• [Aim of the exercise] Copy the listing below in full and skip every picture.

• [Provided information]

########################################

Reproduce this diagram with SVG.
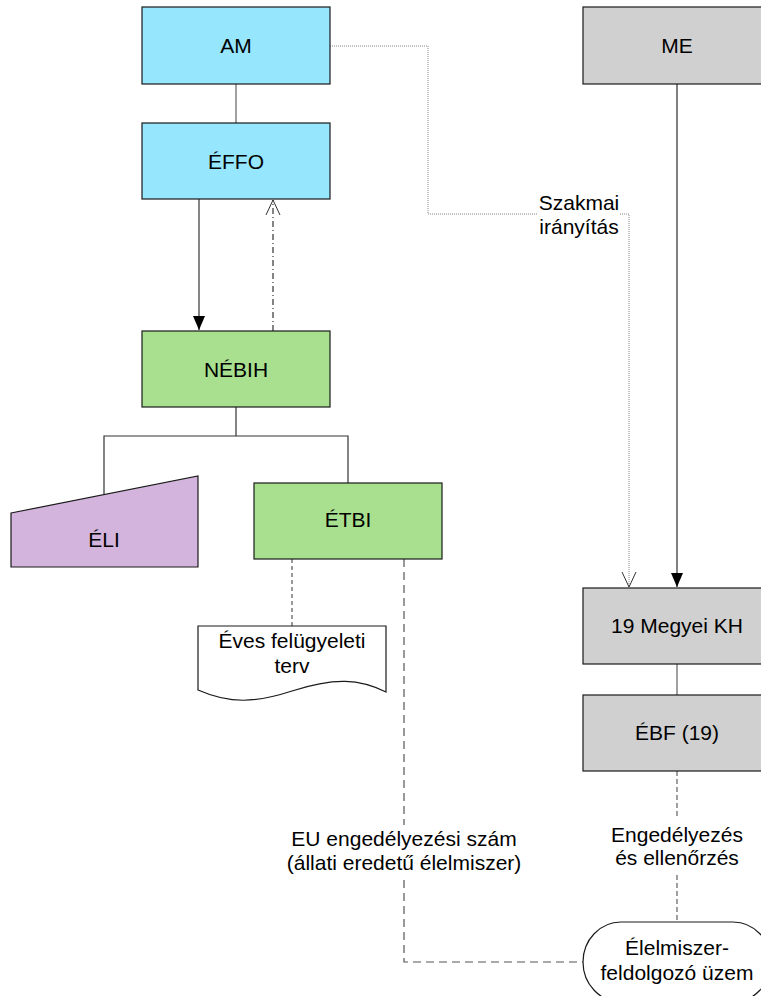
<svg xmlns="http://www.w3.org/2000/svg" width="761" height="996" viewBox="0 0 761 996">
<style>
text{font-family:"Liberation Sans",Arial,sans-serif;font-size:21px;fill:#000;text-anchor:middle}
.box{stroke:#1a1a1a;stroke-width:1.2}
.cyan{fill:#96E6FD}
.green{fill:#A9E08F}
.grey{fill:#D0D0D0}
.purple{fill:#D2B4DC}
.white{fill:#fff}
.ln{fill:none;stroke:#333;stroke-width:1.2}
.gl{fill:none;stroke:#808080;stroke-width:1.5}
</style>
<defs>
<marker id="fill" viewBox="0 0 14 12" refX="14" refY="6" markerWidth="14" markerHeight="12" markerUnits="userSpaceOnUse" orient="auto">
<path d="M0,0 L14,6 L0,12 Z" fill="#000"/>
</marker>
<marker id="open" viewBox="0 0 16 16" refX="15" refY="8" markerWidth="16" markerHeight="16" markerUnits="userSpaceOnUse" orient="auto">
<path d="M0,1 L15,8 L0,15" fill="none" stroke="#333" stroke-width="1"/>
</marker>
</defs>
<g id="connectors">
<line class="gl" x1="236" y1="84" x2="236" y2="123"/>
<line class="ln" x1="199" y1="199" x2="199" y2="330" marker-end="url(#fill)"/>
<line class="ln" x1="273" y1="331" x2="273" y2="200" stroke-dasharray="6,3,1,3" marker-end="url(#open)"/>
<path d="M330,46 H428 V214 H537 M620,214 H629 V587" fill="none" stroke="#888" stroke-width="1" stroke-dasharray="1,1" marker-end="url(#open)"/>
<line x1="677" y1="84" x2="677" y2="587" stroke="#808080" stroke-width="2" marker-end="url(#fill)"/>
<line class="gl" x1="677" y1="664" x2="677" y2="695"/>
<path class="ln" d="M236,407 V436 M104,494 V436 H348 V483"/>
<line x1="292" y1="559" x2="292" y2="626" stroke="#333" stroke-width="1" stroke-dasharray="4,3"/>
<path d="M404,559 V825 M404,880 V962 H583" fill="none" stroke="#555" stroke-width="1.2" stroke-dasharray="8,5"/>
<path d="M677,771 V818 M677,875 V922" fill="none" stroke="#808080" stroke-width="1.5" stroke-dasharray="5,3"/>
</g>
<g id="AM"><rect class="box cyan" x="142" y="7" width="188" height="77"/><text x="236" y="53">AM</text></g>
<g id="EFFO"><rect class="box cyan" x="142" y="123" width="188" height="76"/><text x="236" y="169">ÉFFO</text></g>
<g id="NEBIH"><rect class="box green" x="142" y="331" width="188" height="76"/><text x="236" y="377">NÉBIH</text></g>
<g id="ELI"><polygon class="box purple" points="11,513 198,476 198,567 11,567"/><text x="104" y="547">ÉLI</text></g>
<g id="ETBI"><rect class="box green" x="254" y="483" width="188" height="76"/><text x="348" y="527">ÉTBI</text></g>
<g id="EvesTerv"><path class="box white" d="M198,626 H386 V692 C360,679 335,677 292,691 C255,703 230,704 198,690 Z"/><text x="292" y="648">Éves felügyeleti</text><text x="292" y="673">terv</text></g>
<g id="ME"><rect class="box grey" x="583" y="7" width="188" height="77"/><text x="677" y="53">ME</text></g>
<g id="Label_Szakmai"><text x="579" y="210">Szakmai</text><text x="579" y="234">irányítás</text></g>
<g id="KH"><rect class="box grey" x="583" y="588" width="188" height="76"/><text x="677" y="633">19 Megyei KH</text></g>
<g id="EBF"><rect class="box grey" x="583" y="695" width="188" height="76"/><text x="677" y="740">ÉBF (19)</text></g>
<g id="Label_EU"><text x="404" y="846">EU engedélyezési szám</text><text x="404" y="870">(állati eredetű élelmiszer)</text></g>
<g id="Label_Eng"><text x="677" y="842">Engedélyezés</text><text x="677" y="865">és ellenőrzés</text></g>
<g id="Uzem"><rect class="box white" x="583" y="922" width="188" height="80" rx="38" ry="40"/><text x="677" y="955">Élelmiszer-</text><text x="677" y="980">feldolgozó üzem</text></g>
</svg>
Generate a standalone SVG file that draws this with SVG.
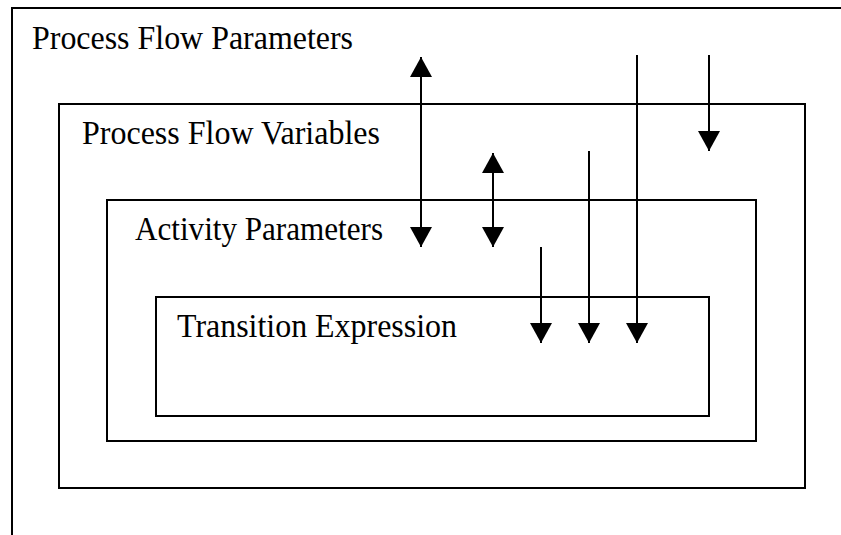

########################################

• [The completed task]
Reproduce this diagram with SVG.
<svg xmlns="http://www.w3.org/2000/svg" width="761" height="996" viewBox="0 0 761 996">
<style>
text{font-family:"Liberation Sans",Arial,sans-serif;font-size:21px;fill:#000;text-anchor:middle}
.box{stroke:#1a1a1a;stroke-width:1.2}
.cyan{fill:#96E6FD}
.green{fill:#A9E08F}
.grey{fill:#D0D0D0}
.purple{fill:#D2B4DC}
.white{fill:#fff}
.ln{fill:none;stroke:#333;stroke-width:1.2}
.gl{fill:none;stroke:#808080;stroke-width:1.5}
</style>
<defs>
<marker id="fill" viewBox="0 0 14 12" refX="14" refY="6" markerWidth="14" markerHeight="12" markerUnits="userSpaceOnUse" orient="auto">
<path d="M0,0 L14,6 L0,12 Z" fill="#000"/>
</marker>
<marker id="open" viewBox="0 0 16 16" refX="15" refY="8" markerWidth="16" markerHeight="16" markerUnits="userSpaceOnUse" orient="auto">
<path d="M0,1 L15,8 L0,15" fill="none" stroke="#333" stroke-width="1"/>
</marker>
</defs>
<g id="connectors">
<line class="gl" x1="236" y1="84" x2="236" y2="123"/>
<line class="ln" x1="199" y1="199" x2="199" y2="330" marker-end="url(#fill)"/>
<line class="ln" x1="273" y1="331" x2="273" y2="200" stroke-dasharray="6,3,1,3" marker-end="url(#open)"/>
<path d="M330,46 H428 V214 H537 M620,214 H629 V587" fill="none" stroke="#888" stroke-width="1" stroke-dasharray="1,1" marker-end="url(#open)"/>
<line x1="677" y1="84" x2="677" y2="587" stroke="#808080" stroke-width="2" marker-end="url(#fill)"/>
<line class="gl" x1="677" y1="664" x2="677" y2="695"/>
<path class="ln" d="M236,407 V436 M104,494 V436 H348 V483"/>
<line x1="292" y1="559" x2="292" y2="626" stroke="#333" stroke-width="1" stroke-dasharray="4,3"/>
<path d="M404,559 V825 M404,880 V962 H583" fill="none" stroke="#555" stroke-width="1.2" stroke-dasharray="8,5"/>
<path d="M677,771 V818 M677,875 V922" fill="none" stroke="#808080" stroke-width="1.5" stroke-dasharray="5,3"/>
</g>
<g id="AM"><rect class="box cyan" x="142" y="7" width="188" height="77"/><text x="236" y="53">AM</text></g>
<g id="EFFO"><rect class="box cyan" x="142" y="123" width="188" height="76"/><text x="236" y="169">ÉFFO</text></g>
<g id="NEBIH"><rect class="box green" x="142" y="331" width="188" height="76"/><text x="236" y="377">NÉBIH</text></g>
<g id="ELI"><polygon class="box purple" points="11,513 198,476 198,567 11,567"/><text x="104" y="547">ÉLI</text></g>
<g id="ETBI"><rect class="box green" x="254" y="483" width="188" height="76"/><text x="348" y="527">ÉTBI</text></g>
<g id="EvesTerv"><path class="box white" d="M198,626 H386 V692 C360,679 335,677 292,691 C255,703 230,704 198,690 Z"/><text x="292" y="648">Éves felügyeleti</text><text x="292" y="673">terv</text></g>
<g id="ME"><rect class="box grey" x="583" y="7" width="188" height="77"/><text x="677" y="53">ME</text></g>
<g id="Label_Szakmai"><text x="579" y="210">Szakmai</text><text x="579" y="234">irányítás</text></g>
<g id="KH"><rect class="box grey" x="583" y="588" width="188" height="76"/><text x="677" y="633">19 Megyei KH</text></g>
<g id="EBF"><rect class="box grey" x="583" y="695" width="188" height="76"/><text x="677" y="740">ÉBF (19)</text></g>
<g id="Label_EU"><text x="404" y="846">EU engedélyezési szám</text><text x="404" y="870">(állati eredetű élelmiszer)</text></g>
<g id="Label_Eng"><text x="677" y="842">Engedélyezés</text><text x="677" y="865">és ellenőrzés</text></g>
<g id="Uzem"><rect class="box white" x="583" y="922" width="188" height="80" rx="38" ry="40"/><text x="677" y="955">Élelmiszer-</text><text x="677" y="980">feldolgozó üzem</text></g>
</svg>
Generate a standalone SVG file that draws this with SVG.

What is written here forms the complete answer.